I’ve argued in the past that there was something particularly loathsome about Holocaust denial in that, in effect, it seeks to murder Hitler’s victims a second time-murders their memory. Just reading the new Hutton Gibson transcript is bad enough, but to hear the self-satisfied, self-congratulatory tone in which the words are uttered-as one did on This Week -is to realize that this isn’t something that cannot be pitied or excused as the product of a senile lunatic. They’re the words of someone in complete possession of his faculties-and all the more hateful for it.
In his speech to the Harvard community in September 2002, Harvard president Lawrence Summers warned about the resurgence of anti-Semitism in acts that were anti-Semitic “in their effect if not their intent.” It’s become a controversial distinction for some, but I think it applies here. You could argue that Mel Gibson is not intentionally anti-Semitic. It’s possible that he’s just too stupid to know the effect of what he’s done, too ignorant of the historical effect of Passion plays. But his father is intent personified-intent that seems to have been transmitted to a gullible son who wants to win his father’s love.

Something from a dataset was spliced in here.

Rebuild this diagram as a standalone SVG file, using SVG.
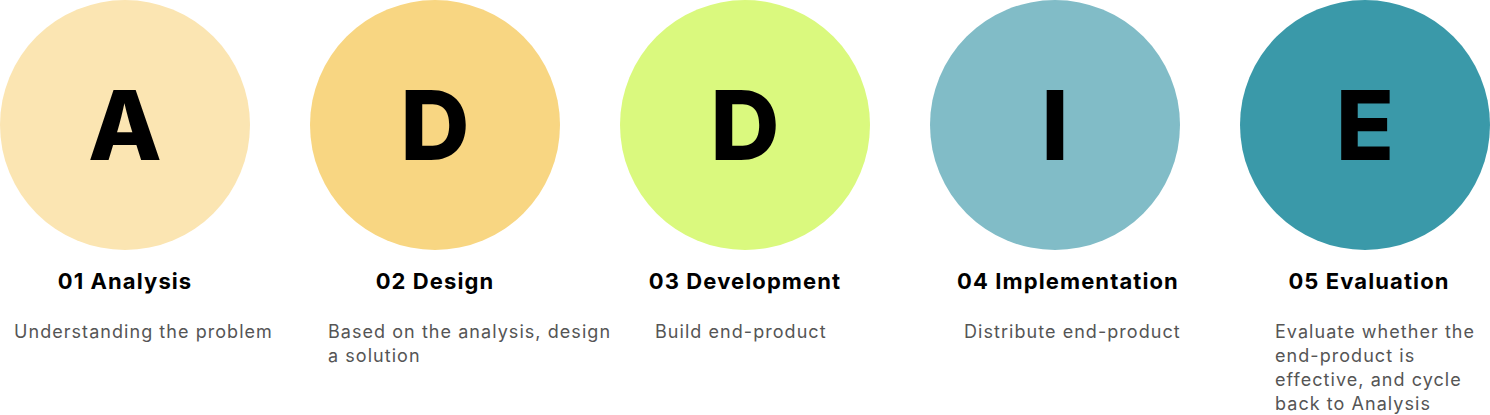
<svg xmlns="http://www.w3.org/2000/svg" width="1490" height="415" viewBox="0 0 1490 415">
<style>
.letter{font-family:Inter,"Liberation Sans",sans-serif;font-weight:800;font-size:96px;fill:#000;text-anchor:middle}
.title{font-family:Inter,"Liberation Sans",sans-serif;font-weight:700;font-size:22px;letter-spacing:1.1px;fill:#000;text-anchor:middle}
.body{font-family:Inter,"Liberation Sans",sans-serif;font-weight:400;font-size:18px;letter-spacing:1.05px;fill:#555}
</style>
<rect width="1490" height="415" fill="#fff"/>
<g id="analysis">
<circle cx="125" cy="125" r="125" fill="#FBE5B2"/>
<text class="letter" x="125" y="160">A</text>
<text class="title" x="125" y="289">01 Analysis</text>
<text class="body" x="14" y="338">Understanding the problem</text>
</g>
<g id="design">
<circle cx="435" cy="125" r="125" fill="#F8D682"/>
<text class="letter" x="435" y="160">D</text>
<text class="title" x="435" y="289">02 Design</text>
<text class="body" x="328" y="338">Based on the analysis, design</text>
<text class="body" x="328" y="362">a solution</text>
</g>
<g id="development">
<circle cx="745" cy="125" r="125" fill="#DAF97E"/>
<text class="letter" x="745" y="160">D</text>
<text class="title" x="745" y="289">03 Development</text>
<text class="body" x="655" y="338">Build end-product</text>
</g>
<g id="implementation">
<circle cx="1055" cy="125" r="125" fill="#81BCC7"/>
<text class="letter" x="1055" y="160">I</text>
<text class="title" x="1068" y="289">04 Implementation</text>
<text class="body" x="964" y="338">Distribute end-product</text>
</g>
<g id="evaluation">
<circle cx="1365" cy="125" r="125" fill="#3A99A9"/>
<text class="letter" x="1365" y="160">E</text>
<text class="title" x="1369" y="289">05 Evaluation</text>
<text class="body" x="1275" y="338">Evaluate whether the</text>
<text class="body" x="1275" y="362">end-product is</text>
<text class="body" x="1275" y="386">effective, and cycle</text>
<text class="body" x="1275" y="410">back to Analysis</text>
</g>
<g id="connectors"></g>
</svg>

I don’t know: One of the things I’m most grateful to my late father for is that he was a completely unprejudiced man, racially and religiously. He lived to make people laugh, and he succeeded more often than not. When he came back from his wartime service, he wanted to make a better world and joined a veterans’ group dedicated to civil rights for all. I can’t believe how lucky I am to have had a father like that rather than someone like Hutton Gibson. I almost feel sorry for Mel Gibson. But it’s still no excuse. If my father had ever made racist remarks, I might still love him, but I like to hope that I would never cease challenging him about them. Mel Gibson has reacted a different way. An extreme, familial version of the Stockholm syndrome, I guess. Mel has boasted, “My father has never told me a lie.”
But it’s not just a Gibson family matter. Over the centuries, thousands of Jews have been murdered in pogroms that followed the anti-Jewish incitement of Passion play productions. It’s unlikely that anything like that will happen in America as a result of the film, but there are other areas of the world where it’s just as likely that something will. Its vicious incitement will be burned into the hearts of more people than have seen a Passion play in all of history up until now.
On Wednesday, the day Mel’s movie opened, a Colorado church unveiled a billboard that said, “Jews killed the Lord Jesus …. Settled!” On Thursday night, Bill O’Reilly asked-“respectfully,” he said-whether Mel Gibson was being singled out because “the major media in Hollywood and a lot of the secular press is controlled by Jewish people.” (What about all the Christians who have objected to Mel’s film? Andrew Sullivan, for one, called its anti-Semitic incitement “unforgivable.”)
If the Jews in Hollywood really “controlled” everything, they would be making a movie about a Jew who was whipped and scourged by a mob who had been incited to murder by a Passion play. There’s plenty of precedent, and it might provide a useful corrective.
But I don’t foresee that happening. As the Pope either said or didn’t say: “It is as it was.” Until it gets worse.